Task brief >>
Copy the listing verbatim, excluding any images found in it.
++++
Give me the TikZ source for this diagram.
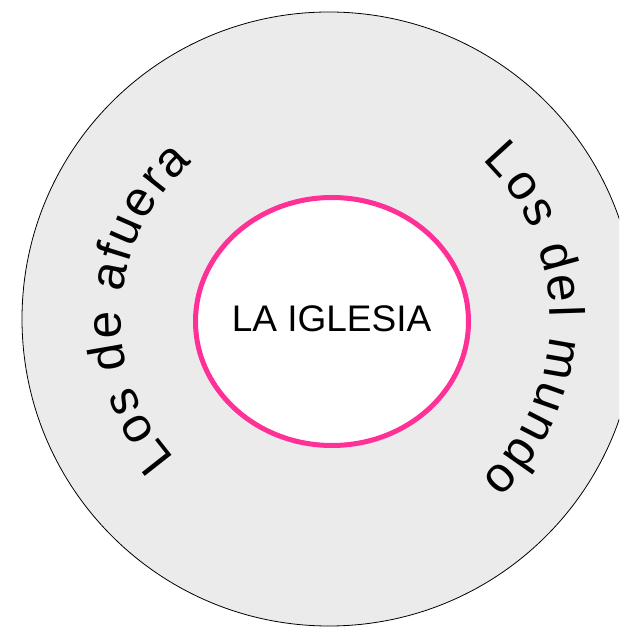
\documentclass[tikz,border=0pt]{standalone}
\usepackage{fontspec}
\setmainfont{Liberation Sans}
\usetikzlibrary{decorations.text}
\definecolor{ringgray}{RGB}{235,235,235}
\definecolor{churchpink}{RGB}{255,48,150}
\begin{document}
\begin{tikzpicture}[x=1pt,y=1pt,
  arctext/.style={decorate, decoration={text along path, text align=fit to path, text={#1}}}]
  \useasboundingbox (0,0) rectangle (619,627);
  \clip (0,0) rectangle (619,627);
  % outer ring: the world
  \coordinate (c) at (329,308);
  \fill[ringgray] (c) circle[radius=307pt];
  \draw[line width=0.8pt] (c) circle[radius=307pt];
  % inner ellipse: the church
  \draw[churchpink, line width=5pt, fill=white] (332,305.5) ellipse[x radius=136.5pt, y radius=124pt];
  \node[inner sep=0pt, font=\fontsize{37}{40}\selectfont] (iglesia) at (331.5,308.7) {LA IGLESIA};
  % curved labels, read clockwise with letter tops facing outward
  \path[arctext={|\fontsize{49.5}{50}\selectfont|Los de afuera}]
    (c) ++(222:208pt) arc[start angle=222, end angle=131, radius=208pt];
  \path[arctext={|\fontsize{49.5}{50}\selectfont|Los del mundo}]
    (c) ++(46:221pt) arc[start angle=46, end angle=-46.5, radius=221pt];
\end{tikzpicture}
\end{document}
++++
Response to this task >>
Give me the TikZ source for this diagram.
\documentclass[tikz,border=0pt]{standalone}
\usepackage{fontspec}
\setmainfont{Liberation Sans}
\usetikzlibrary{decorations.text}
\definecolor{ringgray}{RGB}{235,235,235}
\definecolor{churchpink}{RGB}{255,48,150}
\begin{document}
\begin{tikzpicture}[x=1pt,y=1pt,
  arctext/.style={decorate, decoration={text along path, text align=fit to path, text={#1}}}]
  \useasboundingbox (0,0) rectangle (619,627);
  \clip (0,0) rectangle (619,627);
  % outer ring: the world
  \coordinate (c) at (329,308);
  \fill[ringgray] (c) circle[radius=307pt];
  \draw[line width=0.8pt] (c) circle[radius=307pt];
  % inner ellipse: the church
  \draw[churchpink, line width=5pt, fill=white] (332,305.5) ellipse[x radius=136.5pt, y radius=124pt];
  \node[inner sep=0pt, font=\fontsize{37}{40}\selectfont] (iglesia) at (331.5,308.7) {LA IGLESIA};
  % curved labels, read clockwise with letter tops facing outward
  \path[arctext={|\fontsize{49.5}{50}\selectfont|Los de afuera}]
    (c) ++(222:208pt) arc[start angle=222, end angle=131, radius=208pt];
  \path[arctext={|\fontsize{49.5}{50}\selectfont|Los del mundo}]
    (c) ++(46:221pt) arc[start angle=46, end angle=-46.5, radius=221pt];
\end{tikzpicture}
\end{document}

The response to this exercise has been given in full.